スーパーミキサーの電流負荷、被覆剤ロス率に関する結果を、表2に示す。得られた発泡性ポリスチレン系樹脂粒子に関して、流動性評価を行った。また、得られた発泡成形体に関して、融着性評価、表面性評価、擦れ音評価を行った。その結果を、表2に示す。
Claims (8)
- 常温で液体の多価アルコール誘導体と粉末状の多価アルコール誘導体が被覆されてなる発泡性ポリスチレン系樹脂粒子であって、
発泡性ポリスチレン系樹脂粒子100重量%に対して、常温で液体の多価アルコール誘導体の被覆量が1.0〜3.0重量%であり、粉末状の多価アルコール誘導体の被覆量が5.5〜10重量%であり、
常温で液体の多価アルコール誘導体が、多価アルコールのプロピレンオキシド付加重合体であることを特徴とする、発泡性ポリスチレン系樹脂粒子。 - 多価アルコールのプロピレンオキシド付加重合体が、ポリオキシプロピレングリセリルエーテル、ポリオキシプロピレンソルビットから選ばれる少なくとも一種であることを特徴とする、請求項1に記載の発泡性ポリスチレン系樹脂粒子。

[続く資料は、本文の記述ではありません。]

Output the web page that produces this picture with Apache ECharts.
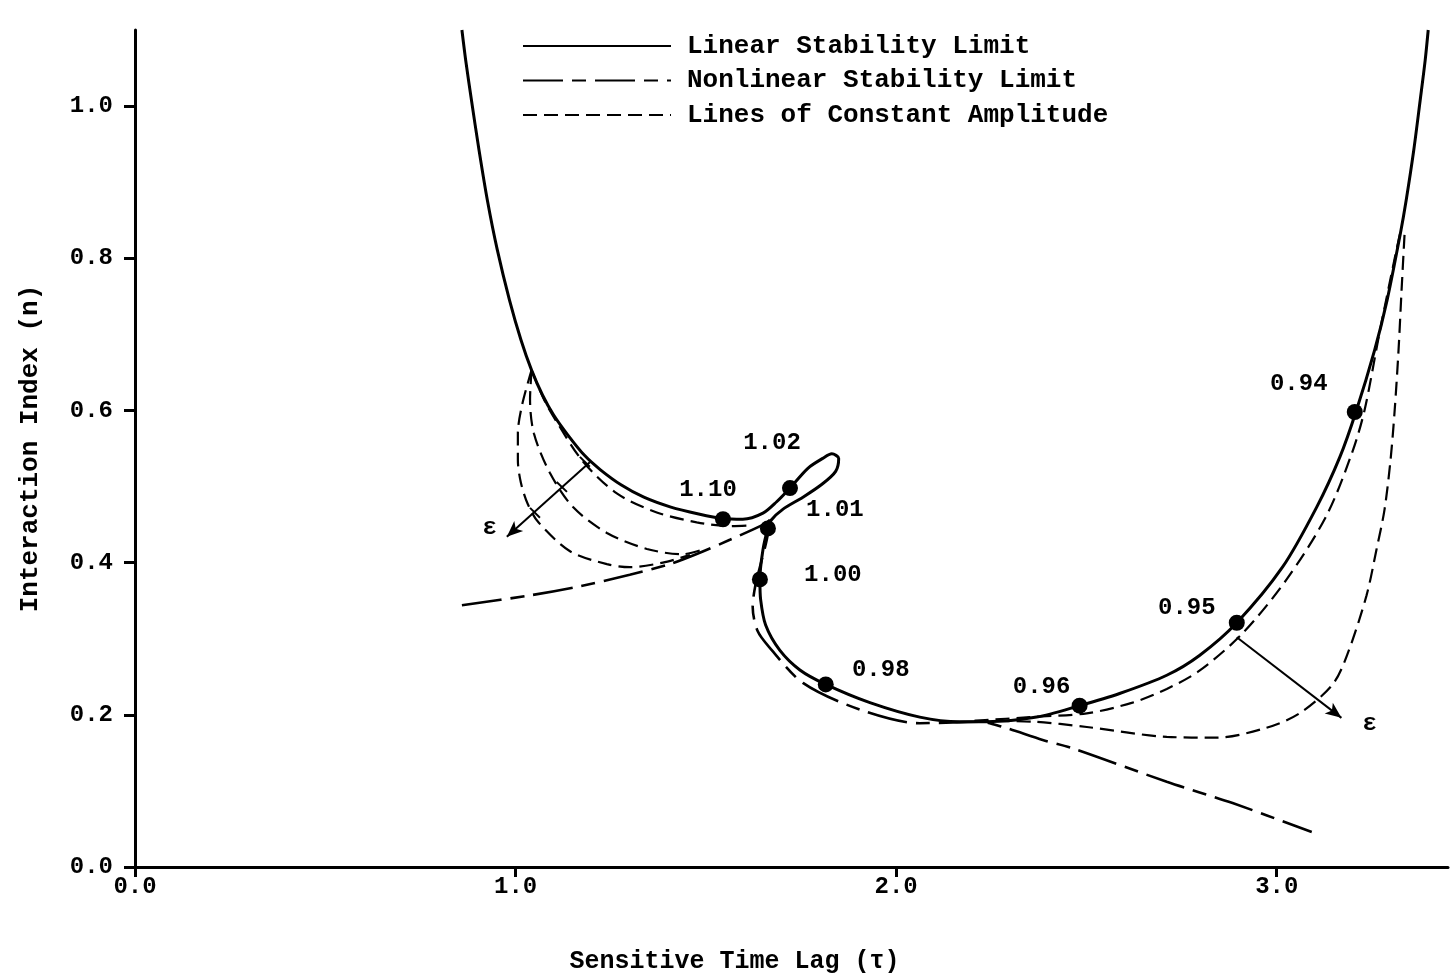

- 粉末状の多価アルコール誘導体が、多価アルコールの脂肪酸エステルであることを特徴とする、請求項1又は2のいずれかに記載の発泡性ポリスチレン系樹脂粒子。
- 前記多価アルコールの脂肪酸エステルが、ペンタエリスリトールテトラステアレートであることを特徴とする、請求項3に記載の発泡性ポリスチレン系樹脂粒子。
- 請求項1〜4のいずれかに記載の発泡性ポリスチレン系樹脂粒子を、予備発泡させてポリスチレン系樹脂発泡粒子とし、該ポリスチレン系樹脂発泡粒子を型内発泡成形して得られることを特徴とする、ポリスチレン系樹脂発泡成形体。
- 軟質塩化ビニールシート上を、請求項5記載のポリスチレン系樹脂発泡成形体の表面に750gの荷重を掛けた状態で、幅50mmの区間を往復させた際、20秒間擦れ音が発生しないことを特徴とする、ポリスチレン系発泡成形体。
- 混合装置を用いて、常温で液体の多価アルコール誘導体を被覆させた後、粉末状の多価アルコール誘導体を被覆する工程を繰り返すことを特徴とする、請求項1〜5のいずれかに記載の発泡性ポリスチレン樹脂粒子の製造方法。
- 被覆工程の繰返回数が3〜8回となることを特徴とする、請求項7記載の発泡性ポリスチレン樹脂粒子の製造方法。